SPIEGEL Interview with Hillary Clinton: 'Surveillance on Merkel's Phone Was Absolutely Wrong'

http://www.spiegel.de/international/world/hillary-clinton-interview-on-german-us-ties-and-presidential-plans-a-979812.html



In an interview, Hillary Clinton discusses the growing gap between the rich and poor that threatens democracy, Americans' discontent with politics, her regrets over NSA spying on Chancellor Merkel's mobile phone and her potential presidential candidacy.

SPIEGEL Interview with Hillary Clinton: 'Surveillance on Merkel's Phone Was Absolutely Wrong'
Interview Conducted By Marc Hujer and Holger Stark
July 08, 2014 – 11:34 AM

~snip~

SPIEGEL: American society is polarized as never before. The French economist Thomas Piketty wrote a bestseller "Capital in the Twenty First Century" which is making a lot of noise right now. Have you had the chance to read it?

Clinton: I haven't read it yet. I've read very long essays about it and know what his principal point is. I think he makes a very strong case that we have unbalanced our economy too much towards favoring capital and away from labor. And I agree with his principal concern, which is that we have devalued labor. He talks about Europe, but it is the same thing in the United States.
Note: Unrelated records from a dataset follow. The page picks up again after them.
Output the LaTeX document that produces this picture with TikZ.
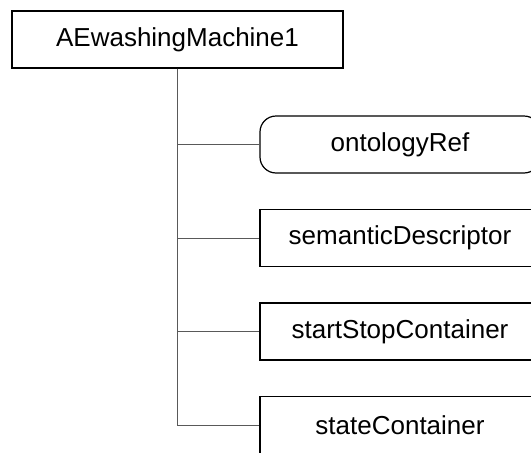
\documentclass[tikz,border=0pt]{standalone}
\usepackage{fontspec}
\setmainfont{Liberation Sans}
\usetikzlibrary{positioning}

\begin{document}
\begin{tikzpicture}[x=1pt, y=1pt, node distance=93.5pt, font=\fontsize{26}{30}\selectfont]
        \tikzstyle{block} = [rectangle, draw=black, line width=1.2pt, fill=white,
                            text centered, inner sep=0pt, minimum width=280pt, minimum height=57pt]
        \tikzstyle{link} = [draw=black!65, line width=0.9pt]

        \useasboundingbox (0,0) rectangle (531,-453);
        \clip (0,0) rectangle (531,-453);

        % Noeud racine
        \node[block, minimum width=331pt] (root) at (177.5,-39.5) {AEwashingMachine1};

        % Noeuds fils
        \node[block, rounded corners=16pt] (ontref) at (400,-144.5) {ontologyRef};
        \node[block, below of = ontref] (semdesc) {semanticDescriptor};
        \node[block, below of = semdesc] (startstop) {startStopContainer};
        \node[block, below of = startstop] (state) {stateContainer};

        % Liens
        \draw[link] (root.south) |- (ontref.west);
        \draw[link] (root.south) |- (semdesc.west);
        \draw[link] (root.south) |- (startstop.west);
        \draw[link] (root.south) |- (state.west);
    \end{tikzpicture}
\end{document}
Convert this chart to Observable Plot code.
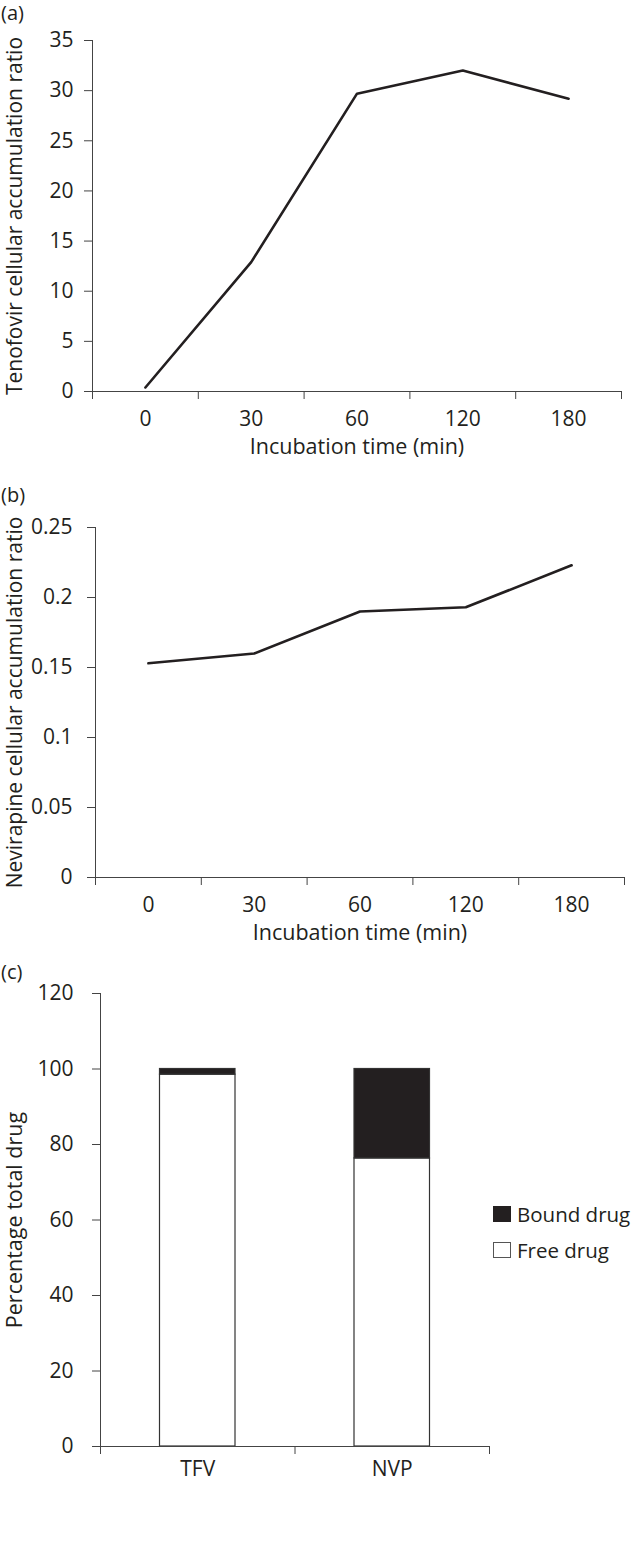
<!DOCTYPE html>
<html><head><meta charset="utf-8">
<script src="https://cdn.jsdelivr.net/npm/d3@7"></script>
<script src="https://cdn.jsdelivr.net/npm/@observablehq/plot@0.6"></script>
<style>
body{margin:0;background:#fff;}
#wrap{position:relative;width:632px;height:1546px;font-family:"Open Sans",sans-serif;color:#231f20;overflow:hidden;}
.panel{position:absolute;left:0;}
.plabel{position:absolute;left:1px;font-size:20px;line-height:1;}
#legend{position:absolute;left:493px;top:1196px;font-size:20.5px;line-height:1;white-space:nowrap;}
.lrow{display:flex;align-items:center;height:36px;}
.sw{width:16px;height:14px;margin-right:6px;border:1px solid #231f20;box-sizing:content-box;flex:none;}
</style></head>
<body><div id="wrap"></div>
<script>
// ---- data ----
const timeLabels = ["0", "30", "60", "120", "180"];
const tenofovirRatio = [0.4, 12.9, 29.7, 32.0, 29.2];
const nevirapineRatio = [0.153, 0.160, 0.190, 0.193, 0.223];
const tenofovirTicks = [0, 5, 10, 15, 20, 25, 30, 35];
const nevirapineTicks = [0, 0.05, 0.1, 0.15, 0.2, 0.25];
const drugs = ["TFV", "NVP"];
const freeDrug = [98.5, 76.3];
const boundDrug = [1.5, 23.7];
const percentTicks = [0, 20, 40, 60, 80, 100, 120];
const seriesNames = ["Bound drug", "Free drug"];

const ink = "#231f20";
const axisInk = "#444";
const font = '"Open Sans", sans-serif';
const wrap = document.getElementById("wrap");

function place(el, top) {
  el.classList.add("panel");
  el.style.top = top + "px";
  wrap.appendChild(el);
}
function panelLabel(txt, top) {
  const d = document.createElement("div");
  d.className = "plabel"; d.textContent = txt; d.style.top = top + "px";
  wrap.appendChild(d);
}

function linePanel({values, yTicks, yLabel, height, mt, mb, ml, mr, tickPad, fmt, labelDx}) {
  const n = timeLabels.length;
  const pts = values.map((v, i) => ({pos: i + 0.5, v}));
  return Plot.plot({
    width: 632, height, marginTop: mt, marginBottom: mb, marginLeft: ml, marginRight: mr,
    style: {fontFamily: font, fontSize: "21px", color: ink, background: "transparent", overflow: "visible"},
    x: {domain: [0, n], axis: null},
    y: {domain: [yTicks[0], yTicks[yTicks.length - 1]], axis: null},
    marks: [
      Plot.axisY({ticks: yTicks, tickSize: 8, tickPadding: tickPad, tickFormat: fmt, label: null, stroke: axisInk, fill: ink}),
      Plot.ruleX([0], {stroke: axisInk, strokeWidth: 1}),
      Plot.ruleY([yTicks[0]], {stroke: axisInk, strokeWidth: 1}),
      Plot.axisX({ticks: d3.range(n + 1), tickSize: 8, tickFormat: () => "", label: null, stroke: axisInk}),
      Plot.axisX({ticks: d3.range(n).map(i => i + 0.5), tickSize: 0, tickPadding: 20, tickFormat: v => timeLabels[Math.floor(v)], label: null, fill: ink}),
      Plot.line(pts, {x: "pos", y: "v", stroke: ink, strokeWidth: 2.6}),
      Plot.text(["Incubation time (min)"], {frameAnchor: "bottom", dy: 62, fontSize: 21.5, fill: ink}),
      Plot.text([yLabel], {frameAnchor: "left", textAnchor: "middle", dx: labelDx, rotate: -90, fontSize: 21, fill: ink})
    ]
  });
}

const a = linePanel({values: tenofovirRatio, yTicks: tenofovirTicks, yLabel: "Tenofovir cellular accumulation ratio",
  height: 480, mt: 40, mb: 89, ml: 92, mr: 11, tickPad: 11, fmt: d => String(d), labelDx: -77.5});
place(a, 0);
panelLabel("(a)", 3);

const b = linePanel({values: nevirapineRatio, yTicks: nevirapineTicks, yLabel: "Nevirapine cellular accumulation ratio",
  height: 480, mt: 47, mb: 83, ml: 95, mr: 8, tickPad: 15, fmt: d => String(+d.toFixed(2)), labelDx: -80.5});
place(b, 480);
panelLabel("(b)", 485);

// panel c
const rows = [];
drugs.forEach((d, i) => {
  rows.push({i, type: "Free drug", y1: 0, y2: freeDrug[i]});
  rows.push({i, type: "Bound drug", y1: freeDrug[i], y2: freeDrug[i] + boundDrug[i]});
});
const c = Plot.plot({
  width: 632, height: 586, marginTop: 33, marginBottom: 100, marginLeft: 100, marginRight: 143,
  style: {fontFamily: font, fontSize: "21px", color: ink, background: "transparent", overflow: "visible"},
  x: {domain: [0, drugs.length], axis: null},
  y: {domain: [0, 120], axis: null},
  color: {domain: seriesNames, range: [ink, "white"]},
  marks: [
    Plot.rect(rows, {x1: "i", x2: d => d.i + 1, y1: "y1", y2: "y2", fill: "type", stroke: "#333", strokeWidth: 1.2, insetLeft: 59.5, insetRight: 59.5}),
    Plot.axisY({ticks: percentTicks, tickSize: 8, tickPadding: 19, label: null, stroke: axisInk, fill: ink}),
    Plot.ruleX([0], {stroke: axisInk}),
    Plot.ruleY([0], {stroke: axisInk}),
    Plot.axisX({ticks: d3.range(drugs.length + 1), tickSize: 8, tickFormat: () => "", label: null, stroke: axisInk}),
    Plot.axisX({ticks: d3.range(drugs.length).map(i => i + 0.5), tickSize: 0, tickPadding: 15, tickFormat: v => drugs[Math.floor(v)], label: null, fill: ink}),
    Plot.text(["Percentage total drug"], {frameAnchor: "left", textAnchor: "middle", dx: -85, rotate: -90, fontSize: 21.5, fill: ink})
  ]
});
place(c, 960);
panelLabel("(c)", 962);

const lg = document.createElement("div");
lg.id = "legend";
seriesNames.forEach((s, k) => {
  const r = document.createElement("div"); r.className = "lrow";
  const sw = document.createElement("span"); sw.className = "sw";
  sw.style.background = k === 0 ? ink : "white";
  if (k === 1) sw.style.borderColor = "#555";
  const t = document.createElement("span"); t.textContent = s;
  r.appendChild(sw); r.appendChild(t); lg.appendChild(r);
});
wrap.appendChild(lg);
</script></body></html>
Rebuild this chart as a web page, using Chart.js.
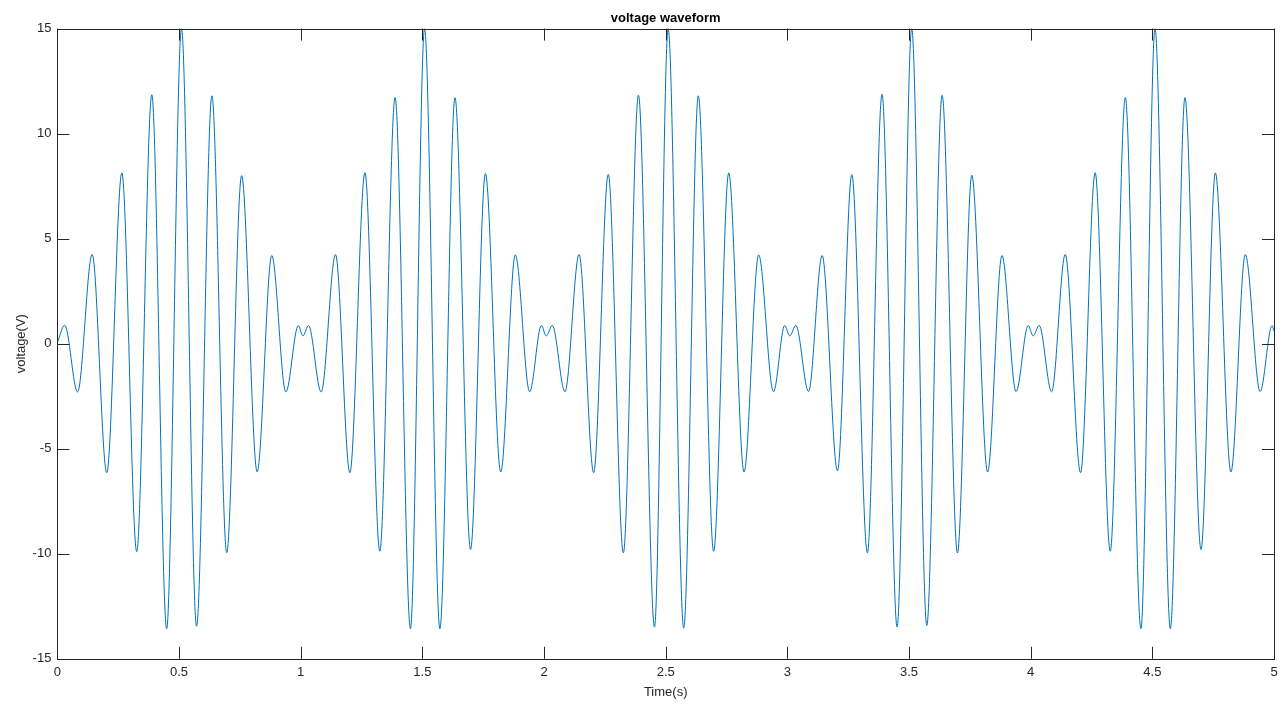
<!DOCTYPE html>
<html>
<head>
<meta charset="utf-8">
<title>voltage waveform</title>
<script src="https://cdn.jsdelivr.net/npm/chart.js@4/dist/chart.umd.min.js"></script>
<style>
  html, body { margin: 0; padding: 0; background: #fff; }
  #wrap { width: 1288px; height: 704px; }
</style>
</head>
<body>
<div id="wrap"><canvas id="wave"></canvas></div>
<script>
// turning points of the trace (time in s, voltage in V)
const times = [
  0.000, 0.030, 0.083, 0.143, 0.203, 0.265, 0.326, 0.388, 0.449, 0.510,
  0.572, 0.635, 0.696, 0.757, 0.821, 0.881, 0.939, 0.990, 1.009, 1.032,
  1.084, 1.143, 1.202, 1.264, 1.325, 1.388, 1.451, 1.509, 1.572, 1.634,
  1.698, 1.759, 1.822, 1.882, 1.941, 1.989, 2.009, 2.034,
  2.086, 2.144, 2.204, 2.264, 2.326, 2.388, 2.454, 2.510, 2.574, 2.634,
  2.697, 2.759, 2.822, 2.882, 2.943, 2.989, 3.010, 3.035,
  3.087, 3.143, 3.206, 3.265, 3.329, 3.389, 3.451, 3.511, 3.573, 3.636,
  3.699, 3.758, 3.823, 3.882, 3.940, 3.990, 4.010, 4.035,
  4.086, 4.142, 4.205, 4.265, 4.327, 4.389, 4.453, 4.511, 4.574, 4.634,
  4.700, 4.759, 4.823, 4.882, 4.943, 4.992, 5.000
];
const volts = [
  0.05, 0.88, -2.30, 4.25, -6.14, 8.13, -9.90, 11.85, -13.57, 15.0,
  -13.45, 11.80, -9.95, 8.00, -6.10, 4.20, -2.30, 0.86, 0.37, 0.87,
  -2.30, 4.24, -6.14, 8.14, -9.88, 11.72, -13.57, 15.0, -13.57, 11.71,
  -9.80, 8.10, -6.11, 4.23, -2.29, 0.87, 0.37, 0.87,
  -2.29, 4.25, -6.14, 8.06, -9.96, 11.83, -13.49, 15.0, -13.54, 11.80,
  -9.88, 8.13, -6.11, 4.23, -2.29, 0.87, 0.37, 0.87,
  -2.28, 4.20, -6.05, 8.05, -9.96, 11.88, -13.49, 15.0, -13.41, 11.83,
  -9.96, 8.02, -6.11, 4.20, -2.28, 0.87, 0.37, 0.87,
  -2.29, 4.25, -6.14, 8.14, -9.88, 11.72, -13.57, 15.0, -13.57, 11.71,
  -9.80, 8.13, -6.11, 4.25, -2.28, 0.86, 0.60
];
const xTicks = [0, 0.5, 1, 1.5, 2, 2.5, 3, 3.5, 4, 4.5, 5];
const yTicks = [-15, -10, -5, 0, 5, 10, 15];

const points = times.map((t, i) => ({ x: t, y: volts[i] }));

// MATLAB-like box with ticks pointing inward on all four sides
const boxTicks = {
  id: 'boxTicks',
  afterDatasetsDraw(chart) {
    const { ctx, chartArea: a, scales: { x, y } } = chart;
    const len = 12;
    ctx.save();
    ctx.strokeStyle = '#262626';
    ctx.lineWidth = 1;
    ctx.beginPath();
    x.ticks.forEach(t => {
      const px = Math.round(x.getPixelForValue(t.value)) + 0.5;
      ctx.moveTo(px, a.bottom); ctx.lineTo(px, a.bottom - len);
      ctx.moveTo(px, a.top); ctx.lineTo(px, a.top + len);
    });
    y.ticks.forEach(t => {
      const py = Math.round(y.getPixelForValue(t.value)) + 0.5;
      ctx.moveTo(a.left, py); ctx.lineTo(a.left + len, py);
      ctx.moveTo(a.right, py); ctx.lineTo(a.right - len, py);
    });
    ctx.stroke();
    ctx.strokeRect(Math.round(a.left) + 0.5, Math.round(a.top) + 0.5,
      Math.round(a.right - a.left), Math.round(a.bottom - a.top));
    ctx.restore();
  }
};

Chart.defaults.font.family = '"Liberation Sans", Arial, Helvetica, sans-serif';
Chart.defaults.font.size = 13;
Chart.defaults.color = '#262626';

new Chart(document.getElementById('wave'), {
  type: 'line',
  data: {
    datasets: [{
      data: points,
      borderColor: '#0072BD',
      borderWidth: 1,
      pointRadius: 0,
      fill: false,
      cubicInterpolationMode: 'monotone'
    }]
  },
  options: {
    responsive: true,
    maintainAspectRatio: false,
    animation: false,
    layout: { padding: { left: 10, right: 14, top: 11, bottom: 4 } },
    plugins: {
      legend: { display: false },
      tooltip: { enabled: false },
      title: {
        display: true,
        fullSize: false,
        text: 'voltage waveform',
        color: '#000',
        font: { size: 13, weight: 'bold' },
        padding: { top: 0, bottom: 2 }
      }
    },
    scales: {
      x: {
        type: 'linear',
        min: 0,
        max: 5,
        afterBuildTicks: s => { s.ticks = xTicks.map(v => ({ value: v })); },
        grid: { display: false, drawTicks: false },
        border: { display: false },
        ticks: { padding: 6, maxRotation: 0, autoSkip: false, callback: v => String(v) },
        title: { display: true, text: 'Time(s)', padding: { top: -2, bottom: 0 } }
      },
      y: {
        min: -15,
        max: 15,
        afterBuildTicks: s => { s.ticks = yTicks.map(v => ({ value: v })); },
        grid: { display: false, drawTicks: false },
        border: { display: false },
        ticks: { padding: 6, autoSkip: false, callback: v => String(v) },
        title: { display: true, text: 'voltage(V)', padding: { top: 4, bottom: -3 } }
      }
    }
  },
  plugins: [boxTicks]
});
</script>
</body>
</html>
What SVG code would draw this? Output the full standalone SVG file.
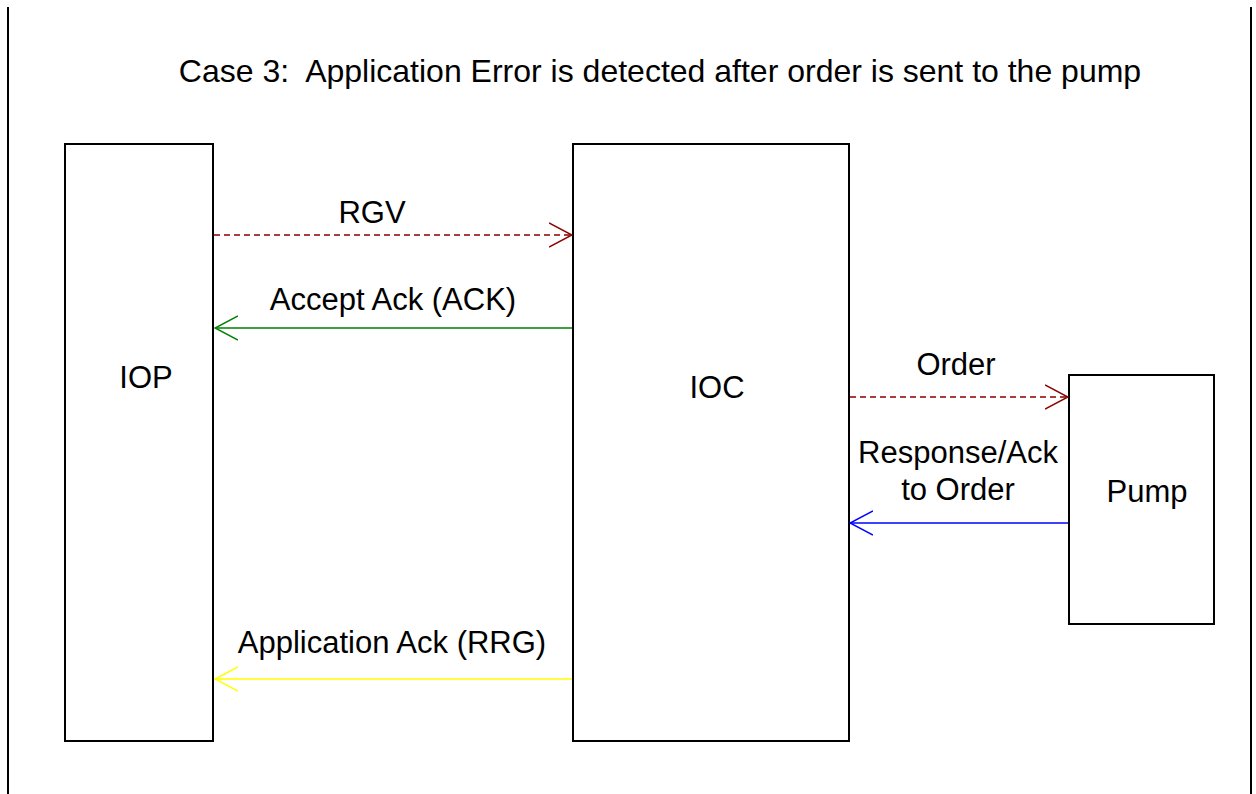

SPIEGEL: Piketty argues that the growing gap between the rich and the poor is threatening democracy.

Clinton: I do agree with that. We've had this huge experiment known as America that was a diversity of populations, and we have held it together because we had a democracy that slowly over time included everybody. Even during the Great Depression people in the streets believed that they could make it and they would be better off. Now the relative wealth is much higher, but the disparity makes people believe that they're stuck. They no longer believe that things are going to get any better, no matter how hard they work. People have lost trust in each other and the political system and I think that's very threatening to democracy.